Council hears EMS request for budget shortfall
Kaitlyn Clay, Staff Writer, [email protected]
Chuck Wiley, chief financial officer for Harrison County Hospital, approached the county council at its meeting Aug. 23 to request $328,207 to cover shortfalls for Harrison County Emergency Medical Services.
He noted they have been able to stay decently on track with the budget, with not one specific area sticking out as a reasoning for this shortfall, and that EMS has been pretty consistent overall with revenue tracking upward.
He also explained to the council that based on what provider a person uses for coverage and billing can affect how much the EMS and hospital is alloted in payment. For instance, providers like Anthem have contractual discounts for EMS. Medicare has set fees they add, according to Wiley, and Medicaid is a flat fee that hasn’t changed in years. He explained they send out the bill and then adjust for allowances set up for them based on providers.
“One of our problems is that about 77% of our calls are Medicare and Medicaid reimbursement, which is government funded, so we only get a certain amount of that,” Joe Squier, Harrison County EMS director, said. “Medicaid is working off a 40-year-old model and has not raised their reimbursement rates since the 1970s. There is a push within the state to pressure the legislature to increase reimbursements. Indiana EMS has been pushing for this, but it’s coming down to lobbying legislators, which takes time.”
Squier also explained to the council that EMS will be requesting new AED units within the coming year as the current models are expiring soon and are no longer in production. He hopes to find a similar make as the AEDs fire departments use so they will be interchangeable.
Another item he wanted to make the council aware of in his five-to 10-year plan is the possibility of constructing new EMS buildings in the county. He noted that the current ones are nearing 20 years old and, after conferring with a construction company a couple of years ago, he was advised to simply “tear down and start from scratch.”

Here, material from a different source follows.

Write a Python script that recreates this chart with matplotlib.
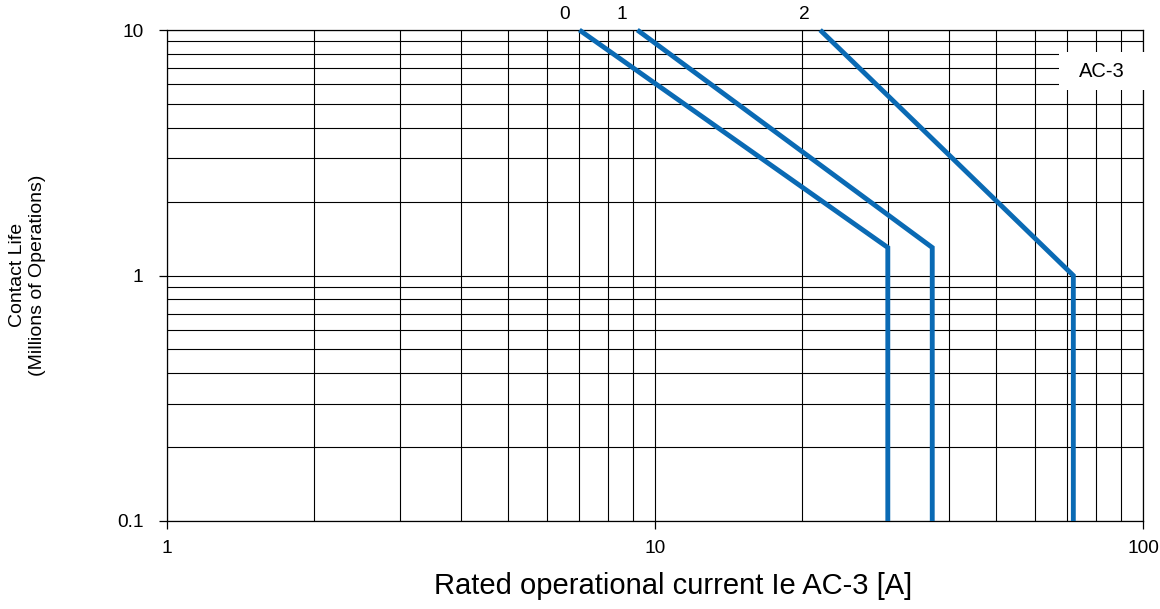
import matplotlib
matplotlib.use("Agg")
import matplotlib.pyplot as plt
from matplotlib.patches import Rectangle
from matplotlib.ticker import FixedLocator, FixedFormatter, LogLocator, NullFormatter

plt.rcParams['font.family'] = ['Liberation Sans', 'DejaVu Sans']

# Data: contact life curves (current [A], life [millions of operations])
curve_labels = ["0", "1", "2"]
curve0_x = [7.0, 30.0, 30.0]
curve0_y = [10.0, 1.3, 0.1]
curve1_x = [9.2, 37.0, 37.0]
curve1_y = [10.0, 1.3, 0.1]
curve2_x = [21.8, 72.0, 72.0]
curve2_y = [10.0, 1.0, 0.1]

x_ticks = [1, 10, 100]
x_ticklabels = ["1", "10", "100"]
y_ticks = [0.1, 1, 10]
y_ticklabels = ["0.1", "1", "10"]

line_color = "#0a6ab4"

fig = plt.figure(figsize=(11.6, 6.09), dpi=100)
ax = fig.add_axes([0.144, 0.1445, 0.8413, 0.8062])

ax.set_xscale("log")
ax.set_yscale("log")
ax.set_xlim(1, 100)
ax.set_ylim(0.1, 10)

ax.xaxis.set_major_locator(FixedLocator(x_ticks))
ax.xaxis.set_major_formatter(FixedFormatter(x_ticklabels))
ax.yaxis.set_major_locator(FixedLocator(y_ticks))
ax.yaxis.set_major_formatter(FixedFormatter(y_ticklabels))
ax.xaxis.set_minor_locator(LogLocator(base=10, subs=range(2, 10)))
ax.yaxis.set_minor_locator(LogLocator(base=10, subs=range(2, 10)))
ax.xaxis.set_minor_formatter(NullFormatter())
ax.yaxis.set_minor_formatter(NullFormatter())

ax.grid(True, which="both", color="black", linewidth=0.8)
ax.set_axisbelow(True)
ax.tick_params(which="major", direction="out", length=6, width=0.9, color="black",
               labelsize=13.8)
ax.tick_params(axis="x", which="major", pad=7.5)
ax.tick_params(axis="y", which="major", pad=11)
ax.tick_params(which="minor", length=0)
for s in ax.spines.values():
    s.set_color("black")
    s.set_linewidth(0.9)

xs = [curve0_x, curve1_x, curve2_x]
ys = [curve0_y, curve1_y, curve2_y]
for lab, cx, cy in zip(curve_labels, xs, ys):
    ax.plot(cx, cy, color=line_color, linewidth=3.5, solid_joinstyle="miter",
            solid_capstyle="butt", zorder=4, clip_on=False)
    ax.annotate(lab, xy=(cx[0], cy[0]), xytext=(-11, 11), textcoords="offset points",
                ha="center", va="center", fontsize=13.8, annotation_clip=False)

# AC-3 label box
ax.add_patch(Rectangle((0.914, 0.878), 0.088, 0.077, transform=ax.transAxes,
                       facecolor="white", edgecolor="none", zorder=3, clip_on=False))
ax.text(0.958, 0.916, "AC-3", transform=ax.transAxes, ha="center", va="center",
        fontsize=14.5, zorder=5)

ax.set_xlabel("Rated operational current Ie AC-3 [A]", fontsize=21, labelpad=11, x=0.519)
fig.text(0.0235, 0.548, "Contact Life\n(Millions of Operations)", rotation=90,
         ha="center", va="center", fontsize=14, linespacing=1.2)

fig.savefig("out.png", dpi=100)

Councilman Kyle Nix requested that Squier compile a list of issues with the buildings so that they would be better prepared in the future if this were to cause more problems and not to be blindsided by a request.
The council approved a $5,300 request from Harrison County Animal Control at the meeting as well, with $500 toward overtime, $1,000 to other supplies, $2,500 to the fuel line, $1,000 for animal feed and $300 for travel per diem and meals.
Councilmembers also unanimously approved $182,000 from Harrison County Highway Dept. for design work on the rehabilitation project for Bridge No. 25 on Corydon-New Middletown Road, which 80% of funds will be reimbursed later on. The council unanimously approved to appropriate $1 million in state grant funds and $600,000 in local match for the 2021 Community Crossings grant for the highway department. The match funds came from the highway department’s own funds.
A $5,000 additional request for the concessional line, $600 for the longevity line and about $3,000 for worker’s compensation were all approved unanimously for the Harrison County Parks Dept.
Council president Donnie Hussung noted that the additional for concessions is a profitable investment as the original $10,000 the council appropriated at the beginning of the year has profited about $29,000.
The county council is scheduled to meet again on Monday, Sept. 13, at 7 p.m. at the government building in Corydon.